Solutions in training

It’s also worth considering that, in the right circumstances, all this heat could be a good thing. Rather than wasting it, if the excess temperatures can be harnessed, it could be used as a cheap source of heat for homes and businesses.

At a disused London Underground station in Islington, the Bunhill 2 Energy Centre harnesses all the waste heat produced by the Northern Line and converts it to heating for local office buildings and an entire housing estate. Plans for further similar schemes are in the pipeline.
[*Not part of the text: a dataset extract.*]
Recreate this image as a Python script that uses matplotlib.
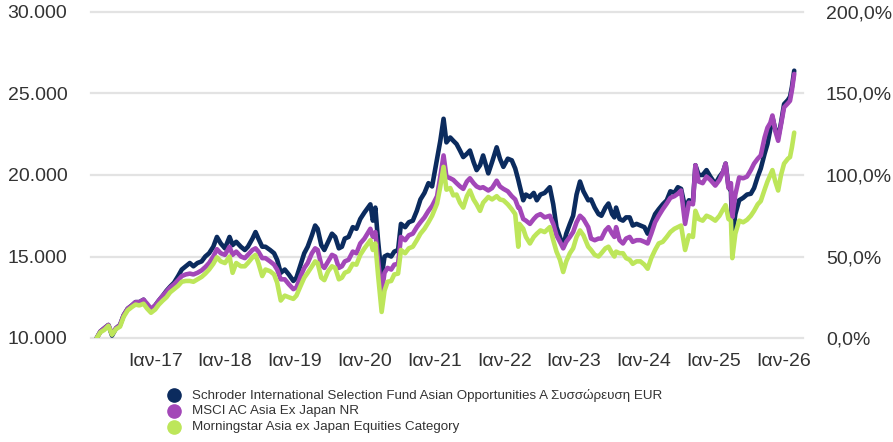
import matplotlib
matplotlib.use("Agg")
import matplotlib.pyplot as plt
from matplotlib.lines import Line2D
import numpy as np
import pandas as pd

# growth of 10.000 EUR, values in thousand EUR
dates = [
    "2016-03-01", "2016-03-20", "2016-04-10", "2016-05-01", "2016-05-20", "2016-06-10",
    "2016-07-01", "2016-07-20", "2016-08-10", "2016-09-01", "2016-09-20", "2016-10-10",
    "2016-11-01", "2016-11-20", "2016-12-10",
    "2017-01-01", "2017-01-20", "2017-02-10", "2017-03-01", "2017-03-20", "2017-04-10",
    "2017-05-01", "2017-05-20", "2017-06-10", "2017-07-01", "2017-07-20", "2017-08-10",
    "2017-09-01", "2017-09-20", "2017-10-10", "2017-11-01", "2017-11-20", "2017-12-10",
    "2018-01-01", "2018-01-25", "2018-02-10", "2018-03-01", "2018-03-25", "2018-04-15",
    "2018-05-01", "2018-05-25", "2018-06-10", "2018-06-25", "2018-07-15", "2018-08-01",
    "2018-08-25", "2018-09-15", "2018-10-01", "2018-10-20", "2018-11-10", "2018-12-01",
    "2018-12-25",
    "2019-01-10", "2019-02-01", "2019-02-20", "2019-03-10", "2019-04-01", "2019-04-18",
    "2019-05-01", "2019-05-20", "2019-06-05", "2019-06-25", "2019-07-15", "2019-08-01",
    "2019-08-20", "2019-09-05", "2019-09-20", "2019-10-10", "2019-11-01", "2019-11-20",
    "2019-12-10",
    "2020-01-01", "2020-02-01", "2020-02-14", "2020-02-27", "2020-03-12", "2020-03-31",
    "2020-04-15", "2020-05-01", "2020-05-20", "2020-06-05", "2020-06-25", "2020-07-10",
    "2020-08-01", "2020-08-20", "2020-09-10", "2020-10-01", "2020-10-20", "2020-11-10",
    "2020-12-01", "2020-12-20",
    "2021-01-15", "2021-02-01", "2021-02-18", "2021-03-05", "2021-03-25", "2021-04-10",
    "2021-04-27", "2021-05-15", "2021-06-01", "2021-06-20", "2021-07-06", "2021-07-25",
    "2021-08-10", "2021-08-28", "2021-09-13", "2021-10-10", "2021-10-30", "2021-11-23",
    "2021-12-10", "2021-12-28",
    "2022-01-20", "2022-02-10", "2022-02-28", "2022-03-16", "2022-03-22", "2022-04-11",
    "2022-04-25", "2022-05-16", "2022-06-05", "2022-06-21", "2022-07-10", "2022-08-01",
    "2022-08-28", "2022-09-15", "2022-10-02", "2022-10-20", "2022-11-06", "2022-11-22",
    "2022-12-11", "2022-12-28",
    "2023-01-15", "2023-02-02", "2023-02-20", "2023-03-17", "2023-04-01", "2023-04-20",
    "2023-05-10", "2023-05-25", "2023-06-15", "2023-07-01", "2023-07-20", "2023-08-01",
    "2023-08-10", "2023-08-28", "2023-09-15", "2023-10-01", "2023-10-20", "2023-11-05",
    "2023-11-25", "2023-12-15",
    "2024-01-05", "2024-01-22", "2024-02-10", "2024-03-01", "2024-03-20", "2024-04-10",
    "2024-05-01", "2024-05-20", "2024-06-10", "2024-06-28", "2024-07-15", "2024-08-05",
    "2024-08-25", "2024-09-15", "2024-09-28", "2024-10-15", "2024-11-05", "2024-11-25",
    "2024-12-15",
    "2025-01-10", "2025-02-01", "2025-02-20", "2025-03-05", "2025-03-20", "2025-04-02",
    "2025-04-09", "2025-04-25", "2025-05-15", "2025-06-05", "2025-06-25", "2025-07-15",
    "2025-08-01", "2025-08-20", "2025-09-05", "2025-09-25", "2025-10-10", "2025-10-25",
    "2025-11-05", "2025-11-20", "2025-12-05", "2025-12-20",
    "2026-01-05", "2026-01-25", "2026-02-05", "2026-02-15", "2026-02-27",
]

fund = [
    10.0, 10.4, 10.6, 10.8, 10.15, 10.6,
    10.8, 11.4, 11.8, 12.0, 12.2, 12.2,
    12.35, 12.0, 11.7,
    12.0, 12.3, 12.6, 12.9, 13.15, 13.4,
    13.8, 14.2, 14.4, 14.6, 14.4, 14.6,
    14.7, 15.0, 15.2, 15.6, 16.2, 15.8,
    15.5, 16.2, 15.7, 15.9, 15.6, 15.4,
    15.6, 16.1, 16.5, 16.1, 15.6, 15.6,
    15.4, 15.2, 14.8, 14.0, 14.2, 13.9,
    13.5,
    13.7, 14.5, 15.2, 15.6, 16.3, 16.9,
    16.7, 15.7, 15.4, 15.9, 16.4, 16.2,
    15.5, 15.6, 16.1, 16.2, 16.8, 16.7,
    17.3,
    17.7, 18.2, 17.2, 18.0, 16.0, 13.75,
    15.0, 15.1, 15.0, 15.3, 15.4, 17.0,
    16.8, 17.1, 17.2, 17.8, 18.5, 18.9,
    19.5, 19.3,
    21.0, 22.1, 23.45, 22.0, 22.3, 22.1,
    21.9, 21.5, 21.1, 21.3, 21.5, 20.8,
    20.3, 20.6, 21.2, 20.1, 20.8, 21.7,
    21.0, 20.5,
    21.0, 20.9, 20.4, 19.7, 19.4, 18.45,
    18.8, 18.65, 18.9, 18.45, 18.8, 18.9,
    19.25, 18.2, 16.8, 16.2, 15.6, 16.4,
    17.0, 17.5,
    18.8, 19.6, 19.0, 18.45, 18.5, 18.0,
    17.6, 17.5, 18.0, 18.25, 17.6, 17.4,
    18.0, 17.3, 17.2, 17.4, 17.4, 16.9,
    17.0, 16.9,
    16.8, 16.4, 17.0, 17.6, 17.9, 18.2,
    18.45, 19.0, 18.9, 19.25, 19.15, 18.0,
    18.45, 18.35, 20.6, 20.0, 20.0, 20.3,
    19.9,
    19.45, 19.9, 20.2, 20.7, 19.3, 19.0,
    16.2, 17.6, 18.45, 18.6, 18.8, 18.85,
    19.2, 19.9, 20.4, 21.3, 21.9, 22.8,
    23.55, 22.8, 22.3, 23.2,
    24.35, 24.6, 24.8, 25.4, 26.4,
]

benchmark = [
    10.0, 10.4, 10.6, 10.8, 10.25, 10.6,
    10.8, 11.4, 11.8, 12.0, 12.2, 12.2,
    12.35, 12.1, 11.8,
    12.0, 12.3, 12.6, 12.85, 13.1, 13.3,
    13.55, 13.8, 13.9, 13.95, 13.9, 14.0,
    14.15, 14.35, 14.6, 15.0, 15.45, 15.2,
    15.1, 15.6, 15.1, 15.3, 15.0, 14.9,
    15.1, 15.4, 15.5, 15.3, 14.9, 14.9,
    14.7, 14.5, 14.2, 13.6, 13.6, 13.3,
    13.0,
    13.1, 13.8, 14.3, 14.6, 15.2, 15.5,
    15.4, 14.5, 14.3, 14.7, 15.1, 15.0,
    14.3, 14.4, 14.7, 14.8, 15.3, 15.2,
    15.8,
    16.1, 16.7, 16.2, 16.5, 14.8, 12.75,
    14.0, 14.3, 14.2, 14.5, 14.55, 16.2,
    16.0, 16.3, 16.4, 16.8, 17.1, 17.4,
    17.8, 18.1,
    18.7, 19.9, 21.2, 19.9, 19.8, 19.7,
    19.5, 19.3, 19.15, 19.6, 19.8, 19.5,
    19.3, 19.2, 19.25, 19.05, 19.2, 19.65,
    19.3, 19.15,
    19.0, 18.7, 18.5, 18.0, 18.0, 17.3,
    17.2, 17.0, 17.3, 17.5, 17.6, 17.4,
    17.5, 17.0, 16.3, 15.9, 15.5, 15.9,
    16.2, 16.5,
    17.1, 17.5, 17.3, 16.8, 16.1, 16.0,
    16.1, 16.1, 16.6, 16.8, 16.4, 16.2,
    16.8, 16.0, 15.8, 16.1, 16.2, 15.9,
    16.0, 16.0,
    15.9, 15.8, 16.4, 17.1, 17.5, 17.9,
    18.25, 18.6, 18.7, 18.85, 19.05, 17.0,
    18.3, 18.2, 20.6, 19.6, 19.5, 19.9,
    19.7,
    19.35, 19.7, 20.2, 20.7, 19.2, 19.5,
    17.4, 18.8, 19.85, 19.8, 19.9, 20.3,
    20.7, 21.0, 21.2, 22.3, 22.9, 23.2,
    23.65, 22.7, 22.1, 23.1,
    24.15, 24.4, 24.55, 25.2, 26.2,
]

category = [
    10.0, 10.35, 10.5, 10.75, 10.2, 10.55,
    10.7, 11.3, 11.7, 11.9, 12.05, 12.0,
    12.1, 11.8, 11.55,
    11.75, 12.05, 12.3, 12.5, 12.8, 13.0,
    13.2, 13.45, 13.5, 13.5, 13.45, 13.6,
    13.75, 13.95, 14.2, 14.55, 14.95, 14.7,
    14.6, 15.0, 14.0, 14.6, 14.4, 14.4,
    14.6, 14.95, 15.1, 14.6, 13.8, 14.2,
    14.1, 13.9, 13.4, 12.3, 12.6, 12.5,
    12.4,
    12.6, 13.2, 13.7, 14.0, 14.4, 14.7,
    14.6, 13.7, 13.55, 14.1, 14.4, 14.3,
    13.6, 13.7, 14.0, 14.1, 14.55, 14.5,
    15.1,
    15.5, 16.0, 15.4, 15.8, 13.9, 11.6,
    12.9, 13.45, 13.5, 13.9, 13.95, 15.4,
    15.2, 15.5, 15.6, 16.0, 16.4, 16.7,
    17.1, 17.5,
    18.25, 19.3, 20.5, 19.1, 19.2, 18.75,
    18.8, 18.3, 18.0, 18.7, 19.05, 18.5,
    18.2, 17.8, 18.3, 18.65, 18.5, 18.7,
    18.5, 18.45,
    18.2, 17.9, 17.6, 15.6, 17.0, 16.7,
    16.2, 15.8, 16.2, 16.4, 16.6, 16.5,
    16.8, 16.0, 15.3, 14.8, 14.05, 14.7,
    15.2, 15.5,
    16.2, 16.6, 16.3, 15.6, 15.4, 15.1,
    15.0, 15.2, 15.5, 15.6, 15.2, 15.0,
    15.3, 15.2, 15.2, 14.9, 14.8, 14.55,
    14.7, 14.7,
    14.5, 14.25, 14.9, 15.4, 15.8, 15.9,
    16.2, 16.5, 16.7, 16.8, 16.9, 15.4,
    16.3, 16.2, 17.8, 17.3, 17.2, 17.5,
    17.4,
    17.2, 17.5, 17.9, 18.15, 17.3, 17.2,
    14.9, 16.4, 17.2, 17.1, 17.25, 17.5,
    17.8, 18.2, 18.4, 19.1, 19.6, 20.0,
    20.3, 19.6, 19.05, 20.0,
    20.7, 21.0, 21.1, 21.7, 22.6,
]

labels = [
    "Schroder International Selection Fund Asian Opportunities A Συσσώρευση EUR",
    "MSCI AC Asia Ex Japan NR",
    "Morningstar Asia ex Japan Equities Category",
]
colors = ["#0b2b5e", "#a347b8", "#bde65a"]

left_ticks = [10000, 15000, 20000, 25000, 30000]
right_ticks = [0, 50, 100, 150, 200]
year_ticks = list(range(2017, 2027))

TEXT = "#333333"
plt.rcParams['font.family'] = ['Liberation Sans', 'DejaVu Sans']

fig = plt.figure(figsize=(8.93, 4.42), dpi=100)
ax = fig.add_axes([91 / 893, 1 - 338 / 442, 712 / 893, 326 / 442])

x = pd.to_datetime(dates)
for vals, col in zip([fund, benchmark, category], colors):
    ax.plot(x, np.array(vals) * 1000, color=col, lw=3.3,
            solid_joinstyle='round', solid_capstyle='round', zorder=3)

ax.set_xlim(pd.Timestamp('2016-01-31'), pd.Timestamp('2026-04-14'))
ax.set_ylim(left_ticks[0], left_ticks[-1])
for v in left_ticks:
    ax.axhline(v, color='#e3e3e3', lw=1.6, zorder=1, clip_on=False)

ax.set_yticks(left_ticks)
ax.set_yticklabels([f"{v:,}".replace(",", ".") for v in left_ticks])
ax.set_xticks(pd.to_datetime([f"{y}-01-01" for y in year_ticks]))
ax.set_xticklabels([f"Ιαν-{y % 100:02d}" for y in year_ticks])
ax.tick_params(axis='y', length=0, labelsize=14, colors=TEXT, pad=17)
ax.tick_params(axis='x', length=0, labelsize=14, colors=TEXT, pad=11)
for s in ax.spines.values():
    s.set_visible(False)

ax2 = ax.twinx()
ax2.set_ylim(right_ticks[0], right_ticks[-1])
ax2.set_yticks(right_ticks)
ax2.set_yticklabels([f"{v:.1f}%".replace(".", ",") for v in right_ticks])
ax2.tick_params(axis='y', length=0, labelsize=14, colors=TEXT, pad=16.5)
for s in ax2.spines.values():
    s.set_visible(False)

# legend
for i, (lab, col) in enumerate(zip(labels, colors)):
    ypos = 1 - (395 + 16.2 * i) / 442
    fig.add_artist(Line2D([174 / 893], [ypos], transform=fig.transFigure,
                          marker='o', markersize=9.5, color=col, linestyle='none'))
    fig.text(191.5 / 893, ypos, lab, fontsize=9.6, color=TEXT, va='center', ha='left')

fig.savefig("out.png", dpi=100)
If it can be done for waste transport heat, there’s no reason why the same couldn’t be done for waste-spewing datacentres – all it would take is the will.

Speaking about this project, Andy Lord, London Underground’s managing director, says: “Capturing waste heat from Tube tunnels and using it to supply heating and hot water to thousands of local homes hasn’t been done anywhere in the world before so this ground-breaking partnership with Islington Council is a really important step. Heat from the London Underground has the potential to be a significant low-carbon energy source and we are carrying out further research, as part of our energy and carbon strategy, to identify opportunities for similar projects across the Tube network.”

As much as it would be wonderful to be able to conclude by saying that we’ve solved all the problems caused by the wastage and environmental impact caused by our obsession with data, all of these ideas have drawbacks. Some are practical, such as how to swap out a hard drive at the bottom of a crater. Some are financial, as installing water cooling is not something any company would invest in on a whim. 

What’s important is that there are possibilities – lots of them – that would make our dirty data a bit cleaner, and maybe even have a positive effect on the environment. What’s required is a collective will by the industry to take these ideas forward and to make the revolution part of the solution, rather than part of the problem.